**Stated problem**.
Give back exactly the lines from the start of the listing to the line containing "import plotly.graph_objects as go", inclusive, and nothing beyond them.

**Dataset section**.
-----
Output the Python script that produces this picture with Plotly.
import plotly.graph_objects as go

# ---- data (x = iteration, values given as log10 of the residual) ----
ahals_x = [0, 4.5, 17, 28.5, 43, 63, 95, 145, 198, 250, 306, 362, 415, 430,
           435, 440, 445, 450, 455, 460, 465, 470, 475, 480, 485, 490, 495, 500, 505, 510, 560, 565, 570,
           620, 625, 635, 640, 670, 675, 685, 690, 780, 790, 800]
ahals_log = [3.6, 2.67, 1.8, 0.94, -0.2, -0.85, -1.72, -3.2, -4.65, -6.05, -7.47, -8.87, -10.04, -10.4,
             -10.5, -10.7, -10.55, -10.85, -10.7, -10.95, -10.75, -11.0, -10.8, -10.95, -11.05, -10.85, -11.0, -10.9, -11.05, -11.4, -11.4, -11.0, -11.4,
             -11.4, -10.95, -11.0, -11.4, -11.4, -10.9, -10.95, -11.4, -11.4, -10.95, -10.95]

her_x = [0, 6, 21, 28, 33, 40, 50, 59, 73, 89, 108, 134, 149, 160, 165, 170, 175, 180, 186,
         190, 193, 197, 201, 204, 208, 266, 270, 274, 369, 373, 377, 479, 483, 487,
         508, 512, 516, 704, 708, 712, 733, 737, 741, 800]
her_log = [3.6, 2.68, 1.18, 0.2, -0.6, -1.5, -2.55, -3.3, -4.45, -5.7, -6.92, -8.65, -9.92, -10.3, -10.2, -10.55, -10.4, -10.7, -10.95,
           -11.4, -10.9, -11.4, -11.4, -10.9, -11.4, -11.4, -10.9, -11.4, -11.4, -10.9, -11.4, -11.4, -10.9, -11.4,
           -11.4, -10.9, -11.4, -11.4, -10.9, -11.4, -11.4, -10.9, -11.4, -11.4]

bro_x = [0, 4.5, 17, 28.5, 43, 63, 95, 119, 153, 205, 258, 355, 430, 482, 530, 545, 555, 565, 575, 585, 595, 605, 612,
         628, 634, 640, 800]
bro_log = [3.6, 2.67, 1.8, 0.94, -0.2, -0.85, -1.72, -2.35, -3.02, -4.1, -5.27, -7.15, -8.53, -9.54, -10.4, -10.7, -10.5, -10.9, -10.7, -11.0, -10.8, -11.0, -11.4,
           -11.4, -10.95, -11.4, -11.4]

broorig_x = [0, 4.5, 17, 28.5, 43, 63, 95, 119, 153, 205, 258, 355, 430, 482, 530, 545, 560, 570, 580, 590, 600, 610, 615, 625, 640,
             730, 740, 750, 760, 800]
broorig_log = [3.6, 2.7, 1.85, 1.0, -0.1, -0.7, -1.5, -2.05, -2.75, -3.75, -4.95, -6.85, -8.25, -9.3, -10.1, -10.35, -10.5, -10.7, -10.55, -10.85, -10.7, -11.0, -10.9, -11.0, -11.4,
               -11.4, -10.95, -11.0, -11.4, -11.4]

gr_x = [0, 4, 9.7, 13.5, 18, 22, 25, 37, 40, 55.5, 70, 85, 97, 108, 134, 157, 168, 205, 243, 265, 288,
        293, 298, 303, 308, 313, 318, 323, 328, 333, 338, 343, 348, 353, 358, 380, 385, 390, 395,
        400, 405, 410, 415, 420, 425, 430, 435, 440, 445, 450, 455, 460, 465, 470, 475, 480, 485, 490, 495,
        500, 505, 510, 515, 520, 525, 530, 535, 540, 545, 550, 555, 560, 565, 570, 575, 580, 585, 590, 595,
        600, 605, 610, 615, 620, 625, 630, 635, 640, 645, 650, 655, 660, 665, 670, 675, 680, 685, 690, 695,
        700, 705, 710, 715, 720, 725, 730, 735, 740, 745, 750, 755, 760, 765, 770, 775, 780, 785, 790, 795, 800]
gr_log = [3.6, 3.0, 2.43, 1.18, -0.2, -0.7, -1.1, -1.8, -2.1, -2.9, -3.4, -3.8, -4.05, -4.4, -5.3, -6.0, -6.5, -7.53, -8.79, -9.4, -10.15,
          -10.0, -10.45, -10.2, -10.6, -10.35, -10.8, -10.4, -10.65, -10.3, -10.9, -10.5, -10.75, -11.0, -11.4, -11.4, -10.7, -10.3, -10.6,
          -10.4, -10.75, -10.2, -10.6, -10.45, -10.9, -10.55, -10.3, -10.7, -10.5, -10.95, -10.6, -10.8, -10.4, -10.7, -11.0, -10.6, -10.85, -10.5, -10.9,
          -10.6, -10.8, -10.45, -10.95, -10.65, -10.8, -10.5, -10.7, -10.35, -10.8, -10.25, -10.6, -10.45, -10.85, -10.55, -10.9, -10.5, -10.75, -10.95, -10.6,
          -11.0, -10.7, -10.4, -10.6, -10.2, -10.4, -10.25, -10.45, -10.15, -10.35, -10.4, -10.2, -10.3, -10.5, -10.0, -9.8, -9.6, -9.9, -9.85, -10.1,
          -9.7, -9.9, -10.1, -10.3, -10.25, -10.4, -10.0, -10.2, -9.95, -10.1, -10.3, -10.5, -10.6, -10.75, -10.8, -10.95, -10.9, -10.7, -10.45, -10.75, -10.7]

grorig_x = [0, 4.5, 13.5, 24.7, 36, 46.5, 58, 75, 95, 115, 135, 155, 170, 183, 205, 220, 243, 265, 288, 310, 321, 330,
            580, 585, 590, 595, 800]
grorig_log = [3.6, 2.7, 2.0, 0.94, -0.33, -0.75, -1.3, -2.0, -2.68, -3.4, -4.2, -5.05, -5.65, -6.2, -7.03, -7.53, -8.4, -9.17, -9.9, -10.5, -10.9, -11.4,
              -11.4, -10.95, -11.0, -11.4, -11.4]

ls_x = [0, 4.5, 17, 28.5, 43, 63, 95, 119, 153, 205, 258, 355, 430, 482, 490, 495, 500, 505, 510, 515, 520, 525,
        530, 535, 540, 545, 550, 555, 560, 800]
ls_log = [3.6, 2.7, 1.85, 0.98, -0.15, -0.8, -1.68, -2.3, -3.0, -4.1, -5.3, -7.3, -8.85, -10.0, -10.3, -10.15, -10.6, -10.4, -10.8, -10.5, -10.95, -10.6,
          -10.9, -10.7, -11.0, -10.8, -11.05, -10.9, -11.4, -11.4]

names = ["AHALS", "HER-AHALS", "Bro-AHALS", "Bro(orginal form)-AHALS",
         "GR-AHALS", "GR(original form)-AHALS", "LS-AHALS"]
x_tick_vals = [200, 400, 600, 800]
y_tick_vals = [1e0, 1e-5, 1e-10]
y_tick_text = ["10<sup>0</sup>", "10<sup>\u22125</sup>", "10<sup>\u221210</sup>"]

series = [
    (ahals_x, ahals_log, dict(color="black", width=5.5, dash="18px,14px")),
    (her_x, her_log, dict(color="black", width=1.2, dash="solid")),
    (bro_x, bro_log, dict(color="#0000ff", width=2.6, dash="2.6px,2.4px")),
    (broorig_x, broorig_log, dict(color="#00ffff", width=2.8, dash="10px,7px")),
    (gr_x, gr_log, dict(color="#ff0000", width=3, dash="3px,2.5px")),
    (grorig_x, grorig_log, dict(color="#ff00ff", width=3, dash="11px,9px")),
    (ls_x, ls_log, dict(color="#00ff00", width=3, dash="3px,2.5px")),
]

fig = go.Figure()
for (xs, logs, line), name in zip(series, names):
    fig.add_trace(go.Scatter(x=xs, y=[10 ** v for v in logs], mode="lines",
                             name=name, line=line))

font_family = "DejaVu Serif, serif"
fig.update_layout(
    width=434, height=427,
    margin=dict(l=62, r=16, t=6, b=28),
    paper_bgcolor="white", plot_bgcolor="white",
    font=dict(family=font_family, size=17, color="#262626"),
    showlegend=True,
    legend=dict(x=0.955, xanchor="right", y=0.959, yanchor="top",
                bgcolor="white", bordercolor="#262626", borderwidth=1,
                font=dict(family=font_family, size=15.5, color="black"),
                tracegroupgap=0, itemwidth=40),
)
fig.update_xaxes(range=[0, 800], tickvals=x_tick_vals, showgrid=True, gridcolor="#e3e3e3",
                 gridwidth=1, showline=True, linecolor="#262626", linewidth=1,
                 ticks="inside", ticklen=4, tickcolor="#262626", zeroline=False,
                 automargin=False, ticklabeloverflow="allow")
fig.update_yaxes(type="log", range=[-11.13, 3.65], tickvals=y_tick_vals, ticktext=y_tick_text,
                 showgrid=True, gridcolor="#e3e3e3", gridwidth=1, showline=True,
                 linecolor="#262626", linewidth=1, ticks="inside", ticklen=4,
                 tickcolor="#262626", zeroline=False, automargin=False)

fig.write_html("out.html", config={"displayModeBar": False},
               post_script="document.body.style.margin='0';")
-----
**Response to the task**.
Output the Python script that produces this picture with Plotly.
import plotly.graph_objects as go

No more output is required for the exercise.